Wu-Tang Storytelling For Advertisers

While at SXSW recently, I had the opportunity to watch Wu-Tang Clan founding member and budding film director RZA deliver one of the festival’s keynote speeches. RZA is well known in hip hop as both a producer and rapper, and I credit him with ushering in a completely new sound in rap music: a gritty, street-ready version of the genre that incorporates eastern philosophy alongside audio samples from old kung-fu films. RZA passionately talked about the narrative behind his music and how film has influenced the albums he’s produced.

Each album is a story, and like a film, is to be experienced as a single body of work, start to finish.

The narrative that RZA paints in his music is vivid and consuming, and brings the listener through a journey the way a well-produced film would. Simply listen to the Wu’s debut album, Enter the Wu-Tang: 36 Chambers, and you’ll experience what I’m describing.

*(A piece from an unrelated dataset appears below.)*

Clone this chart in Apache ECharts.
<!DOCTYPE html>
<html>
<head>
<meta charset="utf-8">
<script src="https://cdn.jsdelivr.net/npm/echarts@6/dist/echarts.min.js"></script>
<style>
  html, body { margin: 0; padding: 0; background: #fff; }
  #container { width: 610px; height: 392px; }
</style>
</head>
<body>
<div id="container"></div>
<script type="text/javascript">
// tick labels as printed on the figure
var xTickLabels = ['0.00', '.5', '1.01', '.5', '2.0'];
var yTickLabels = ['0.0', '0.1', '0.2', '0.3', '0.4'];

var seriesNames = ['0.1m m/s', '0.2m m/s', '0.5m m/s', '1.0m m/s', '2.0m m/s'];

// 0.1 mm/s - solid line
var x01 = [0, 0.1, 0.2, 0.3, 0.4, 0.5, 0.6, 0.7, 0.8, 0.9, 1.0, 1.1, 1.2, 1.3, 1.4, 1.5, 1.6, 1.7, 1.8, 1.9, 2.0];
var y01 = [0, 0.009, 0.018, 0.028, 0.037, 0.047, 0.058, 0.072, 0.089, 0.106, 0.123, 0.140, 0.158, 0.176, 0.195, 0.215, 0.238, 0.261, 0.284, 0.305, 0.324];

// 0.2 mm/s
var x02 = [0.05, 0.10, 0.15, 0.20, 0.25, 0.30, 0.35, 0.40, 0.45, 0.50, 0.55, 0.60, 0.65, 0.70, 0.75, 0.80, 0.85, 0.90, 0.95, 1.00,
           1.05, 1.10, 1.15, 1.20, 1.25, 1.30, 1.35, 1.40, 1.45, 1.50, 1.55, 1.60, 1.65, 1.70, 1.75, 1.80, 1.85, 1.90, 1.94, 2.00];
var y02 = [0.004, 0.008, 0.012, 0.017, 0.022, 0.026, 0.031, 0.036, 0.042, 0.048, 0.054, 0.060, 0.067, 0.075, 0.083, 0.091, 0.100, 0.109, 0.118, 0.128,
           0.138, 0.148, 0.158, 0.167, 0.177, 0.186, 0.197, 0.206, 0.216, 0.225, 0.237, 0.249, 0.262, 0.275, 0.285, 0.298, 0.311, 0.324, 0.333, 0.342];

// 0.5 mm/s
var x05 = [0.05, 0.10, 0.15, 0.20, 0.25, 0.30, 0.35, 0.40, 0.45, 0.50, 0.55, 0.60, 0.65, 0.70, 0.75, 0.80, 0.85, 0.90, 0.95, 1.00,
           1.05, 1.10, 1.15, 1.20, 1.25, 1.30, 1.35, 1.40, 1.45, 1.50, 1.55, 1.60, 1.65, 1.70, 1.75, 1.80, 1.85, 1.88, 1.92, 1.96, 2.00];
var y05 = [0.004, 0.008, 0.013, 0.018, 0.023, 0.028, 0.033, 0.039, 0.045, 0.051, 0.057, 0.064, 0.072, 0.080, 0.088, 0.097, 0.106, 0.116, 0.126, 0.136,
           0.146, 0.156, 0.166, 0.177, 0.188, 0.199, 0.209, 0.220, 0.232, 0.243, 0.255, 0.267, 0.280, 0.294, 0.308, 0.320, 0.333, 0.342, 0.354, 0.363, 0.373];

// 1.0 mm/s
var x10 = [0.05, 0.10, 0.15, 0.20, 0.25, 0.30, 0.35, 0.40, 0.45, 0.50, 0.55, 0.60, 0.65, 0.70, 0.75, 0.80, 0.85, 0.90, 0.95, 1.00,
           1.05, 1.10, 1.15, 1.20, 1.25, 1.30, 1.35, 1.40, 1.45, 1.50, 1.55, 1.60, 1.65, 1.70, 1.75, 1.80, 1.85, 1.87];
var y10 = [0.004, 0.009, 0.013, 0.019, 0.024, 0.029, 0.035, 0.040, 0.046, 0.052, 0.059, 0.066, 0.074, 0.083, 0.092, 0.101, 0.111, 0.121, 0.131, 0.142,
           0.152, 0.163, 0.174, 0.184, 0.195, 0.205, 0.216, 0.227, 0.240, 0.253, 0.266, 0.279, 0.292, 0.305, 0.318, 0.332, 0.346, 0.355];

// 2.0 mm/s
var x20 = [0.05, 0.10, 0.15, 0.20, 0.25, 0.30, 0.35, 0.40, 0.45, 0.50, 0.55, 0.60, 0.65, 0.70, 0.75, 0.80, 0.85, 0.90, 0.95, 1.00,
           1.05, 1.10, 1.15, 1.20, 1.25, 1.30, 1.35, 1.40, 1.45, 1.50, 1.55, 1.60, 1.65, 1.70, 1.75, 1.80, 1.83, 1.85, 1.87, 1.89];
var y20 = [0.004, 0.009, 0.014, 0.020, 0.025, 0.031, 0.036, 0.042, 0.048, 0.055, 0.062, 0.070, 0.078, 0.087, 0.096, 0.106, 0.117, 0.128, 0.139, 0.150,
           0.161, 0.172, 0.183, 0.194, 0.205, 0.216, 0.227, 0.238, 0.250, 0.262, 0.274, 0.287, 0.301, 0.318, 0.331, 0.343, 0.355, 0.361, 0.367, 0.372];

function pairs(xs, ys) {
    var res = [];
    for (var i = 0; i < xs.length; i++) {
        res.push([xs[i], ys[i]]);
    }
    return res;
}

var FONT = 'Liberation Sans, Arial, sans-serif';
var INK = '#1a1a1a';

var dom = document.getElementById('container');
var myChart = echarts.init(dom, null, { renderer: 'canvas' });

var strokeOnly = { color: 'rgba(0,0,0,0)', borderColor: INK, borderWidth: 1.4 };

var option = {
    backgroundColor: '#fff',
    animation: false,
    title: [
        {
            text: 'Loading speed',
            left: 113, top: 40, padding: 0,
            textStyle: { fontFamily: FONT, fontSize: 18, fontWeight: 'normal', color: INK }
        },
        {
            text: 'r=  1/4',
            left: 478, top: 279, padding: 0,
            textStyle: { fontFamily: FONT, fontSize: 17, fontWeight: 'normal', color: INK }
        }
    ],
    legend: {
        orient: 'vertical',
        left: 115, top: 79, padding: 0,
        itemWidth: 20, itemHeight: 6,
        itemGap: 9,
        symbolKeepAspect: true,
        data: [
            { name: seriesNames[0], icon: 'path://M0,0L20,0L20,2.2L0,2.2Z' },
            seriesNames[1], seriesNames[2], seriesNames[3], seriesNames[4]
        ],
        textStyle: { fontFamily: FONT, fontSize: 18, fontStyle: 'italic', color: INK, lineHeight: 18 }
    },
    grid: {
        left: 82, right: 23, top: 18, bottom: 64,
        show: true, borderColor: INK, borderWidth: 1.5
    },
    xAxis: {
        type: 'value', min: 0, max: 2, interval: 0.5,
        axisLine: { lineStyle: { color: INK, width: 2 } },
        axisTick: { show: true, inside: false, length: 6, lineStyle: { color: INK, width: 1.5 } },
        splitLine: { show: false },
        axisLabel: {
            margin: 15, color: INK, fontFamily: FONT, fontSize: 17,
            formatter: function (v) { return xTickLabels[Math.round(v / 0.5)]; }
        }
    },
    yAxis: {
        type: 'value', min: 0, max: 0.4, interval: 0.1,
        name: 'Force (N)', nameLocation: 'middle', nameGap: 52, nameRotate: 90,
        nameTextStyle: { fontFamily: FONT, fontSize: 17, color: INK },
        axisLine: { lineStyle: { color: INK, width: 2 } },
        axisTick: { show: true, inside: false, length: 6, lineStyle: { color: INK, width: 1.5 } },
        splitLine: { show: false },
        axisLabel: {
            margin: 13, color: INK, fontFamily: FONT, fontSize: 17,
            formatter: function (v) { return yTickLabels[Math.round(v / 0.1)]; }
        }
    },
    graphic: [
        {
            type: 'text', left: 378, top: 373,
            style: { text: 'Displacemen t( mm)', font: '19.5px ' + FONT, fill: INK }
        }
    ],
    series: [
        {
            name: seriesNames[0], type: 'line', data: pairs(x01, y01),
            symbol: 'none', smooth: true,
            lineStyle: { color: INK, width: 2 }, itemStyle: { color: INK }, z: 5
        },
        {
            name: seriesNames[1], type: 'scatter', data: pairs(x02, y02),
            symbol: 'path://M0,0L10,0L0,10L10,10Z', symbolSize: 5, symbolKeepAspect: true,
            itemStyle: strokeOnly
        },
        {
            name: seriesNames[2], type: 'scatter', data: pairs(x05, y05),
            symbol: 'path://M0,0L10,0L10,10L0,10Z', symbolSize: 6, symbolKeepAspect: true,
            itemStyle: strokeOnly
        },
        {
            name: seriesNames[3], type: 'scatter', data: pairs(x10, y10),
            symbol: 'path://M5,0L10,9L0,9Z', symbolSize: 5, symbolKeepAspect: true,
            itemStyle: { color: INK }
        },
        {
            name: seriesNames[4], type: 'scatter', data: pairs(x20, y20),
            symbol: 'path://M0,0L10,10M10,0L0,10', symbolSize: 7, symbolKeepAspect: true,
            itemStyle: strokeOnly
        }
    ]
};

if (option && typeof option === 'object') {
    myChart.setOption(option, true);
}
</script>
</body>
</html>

So why is this important to advertisers? First and foremost: the attention to the narrative. Great advertising has always been about storytelling. I think back to the famous “Lemon” ad for Volkswagen or Apple’s “1984”—these ads are timeless because they put narratives in play that would become the cornerstones of the brands. As much as the advertising from VW and Apple has evolved over the years, the ethos captured in those ads can still be seen in the construct of the brands today. Today it’s more important (and difficult) than ever to find your product’s narrative.

Could we, as advertisers, look to film to inspire our trade? It seems like a logical place to start.

Great stories are crafted with a beginning, middle, and end that need to seamlessly work together. For a successful journey in film, the beginning has to be written with the end in mind. This is how great filmmakers capture and engage their audience—the story must be connected. If brands are stories—and we treat them as such—we can’t write great narratives unless we have a clear vision of where we, as advertisers, intend to end. And we must realize that our audience is constantly watching (more so than ever now with the advent of social media), so it’s important that we are conscious of how we represent our brands at every stage of the narrative.

By forming the Wu-Tang Clan, RZA built one of the most successful hip-hop brands ever. From the distinctly gritty yet harmonious sound of the collective of rappers to the ubiquitous Wu-Tang symbol, RZA understands the power of brands. He’s the epitome of what we strive for in advertising—to be the ultimate storyteller.